We are planning to start the roof sheathing either this weekend or next weekend weather permitting, so I would appreciate your feedback.

Larry Weaver



1. You saw the detail you are describing in the booklet that came with your plans. It is the optional timber framing details for the open beam ceiling titled "Cathedral Ceiling details". If you plan to use it you may wish to copy that sheet into the paste up page (sheet 12) of your plans. Yes, tie the rafters together before sheathing the roof - you can do just one of rafter ties if you want (that is all that is needed structurally). Yes, you can raise this collar tie up to 1/3 of the way up the rafter. They don't have to sit on the wall.

2x6 ties will be fine. They are working in tension and don't need a lot of beef. Yes, leave them at 4' - in my opinion, they will not look "busy" - just traditional.  (Alternatively, you can use steel cables and make them "disappear"  ::))

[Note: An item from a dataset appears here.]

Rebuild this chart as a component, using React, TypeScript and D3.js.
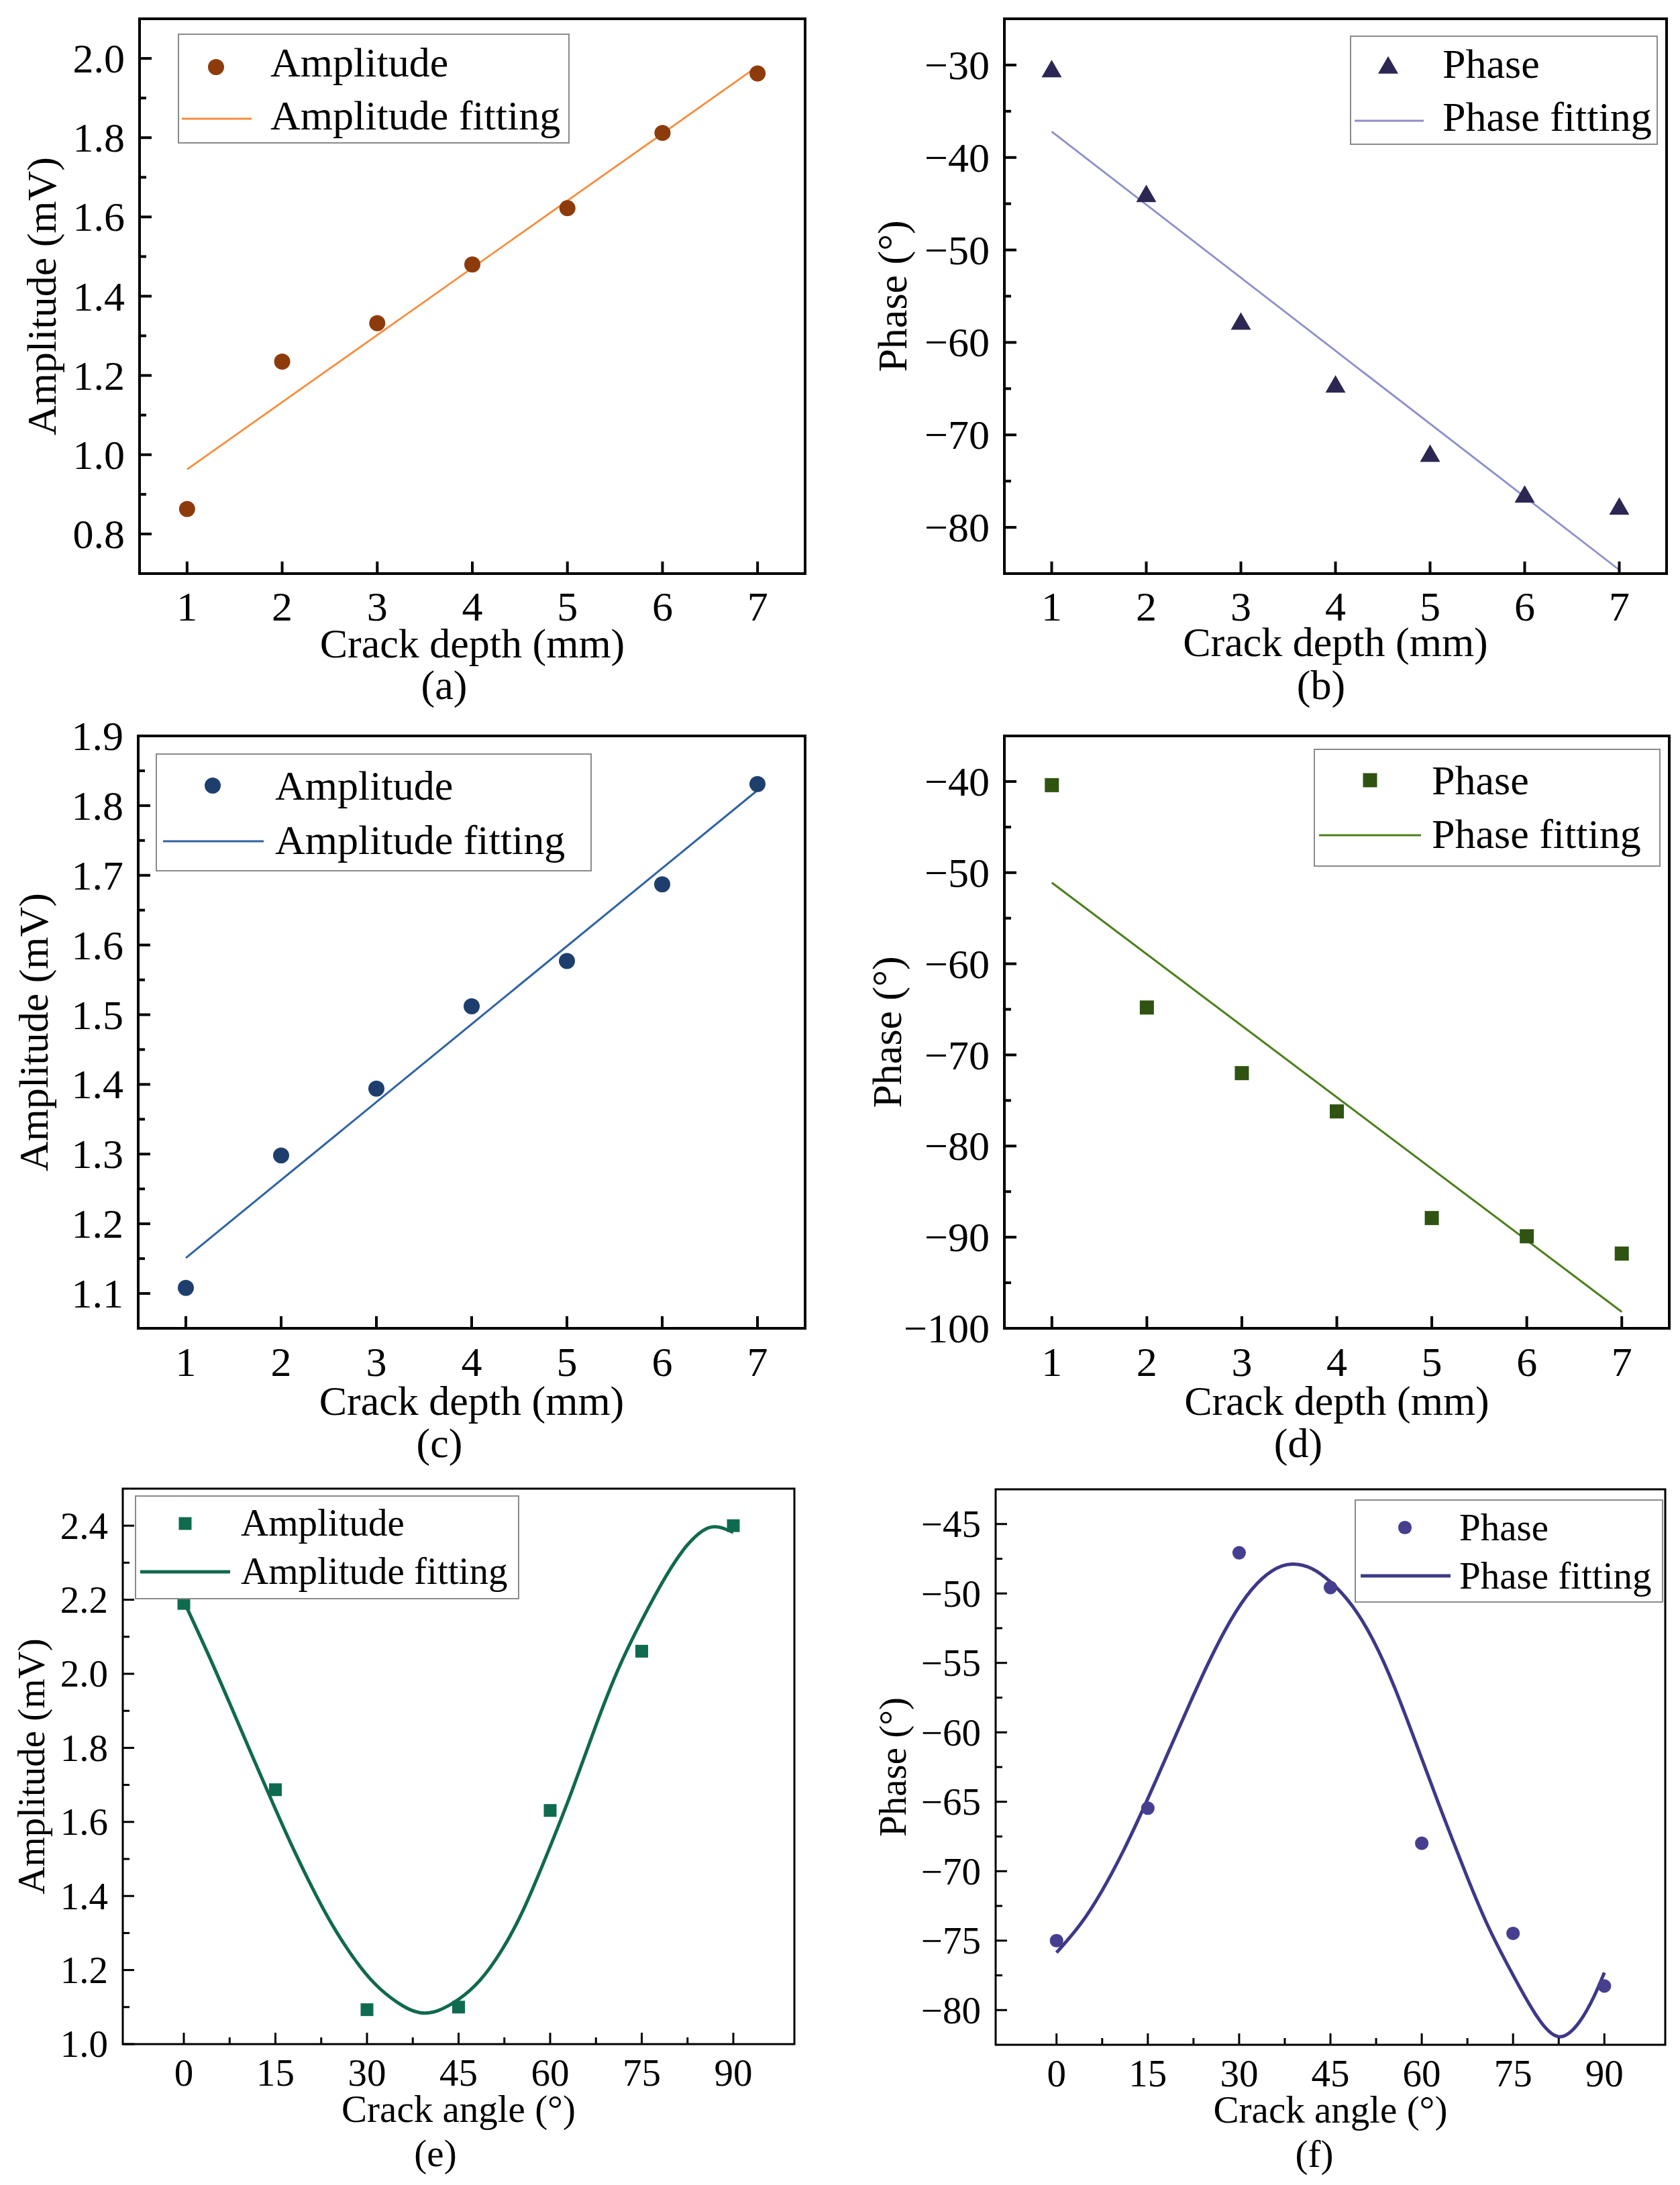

2. Stairs. Look at sheet 3. It has both the loft framing and the loft floorplan. The cottage stair comes up through the opening between the two built-up beams. That area is labeled "open below" in the loft plan. The start of the stair (from the loft going down) is determined by where you put the Dbl 2x12 Hdr between the beams. There are two locations called out on the framing plan depending on whether or not you have a riser at the landing. The cross section drawing (sht. 2) slices through this upper run of the stair to show handrails, etc. The steps coming down from the landing to the main floor are actually behind the cut of the cross section - ignore them for now.

You landing location is determined and built first. Then the stair horses come up to get nailed off at the Dbl 2x12 Hdr and then down from the landing to the main floor. See the picture of this stair from Micky's house. Note that he used 4x12 for the header. A better idea for the open beam ceiling option.

Here is a link to his project.

If you are not an experienced carpenter, you might want to get some help with the stairs from a quality framer. Stair framing is a bit trickier than wall framing. You can get a good overview of the process from Wagner p. 165.

There are also optional stairway patterns in the booklet if another will work better for your layout.

(Interesting, is it possible there are two people named Larry each building the 20w 1-1/2 story plan?)  

• Larry #1 link.


Thanks for the info on my subject question 1.  My confusion on the stair landing is because we have the loft ONLY over the bedroom/bathroom end of the house.  I hope this doesn't effect the answers to subject question 1.  [I have attached a photo showing the completed loft flor framing.]  Perhaps this will help clarify my confusion.  I see how it would work out if the "loft" covered the entire first floor (or at least extended past the stair opening as shown in the photo).  I thought you had a way to run the stair up the "bathroom" wall in the "great room" and land it on the loft which only covers the bedroom/bathroom.  I would appreciate any ideas on how to "land" the stair with just this much loft.  

I may simply use a spiral staircase.  We have a basement and we could access the basement too since they make a "stackable" spiral stair.

By the way, this Larry is building his 20x30 in the mountains of Va.  I hope the "other" Larry is progressing more quickly than we are.

Thanks again.


I see your issue. The "floating landing" could be a problem  ;). A spiral stair might be one way to do it since they normally can have the landing land flat against the loft floor. (Often setting where it lands will dictate where the stair starts below so this may not be without its own complications.)

I think there are two basic ways to support the landing extension needed for the cottage stair:
• Carry a final beam as Micky has done, over to the wall and support the landing on that. That would extend the loft one more bay.
• Place a post under the bolted connection to the header in Micky's photo and carry it through the floor to a footing.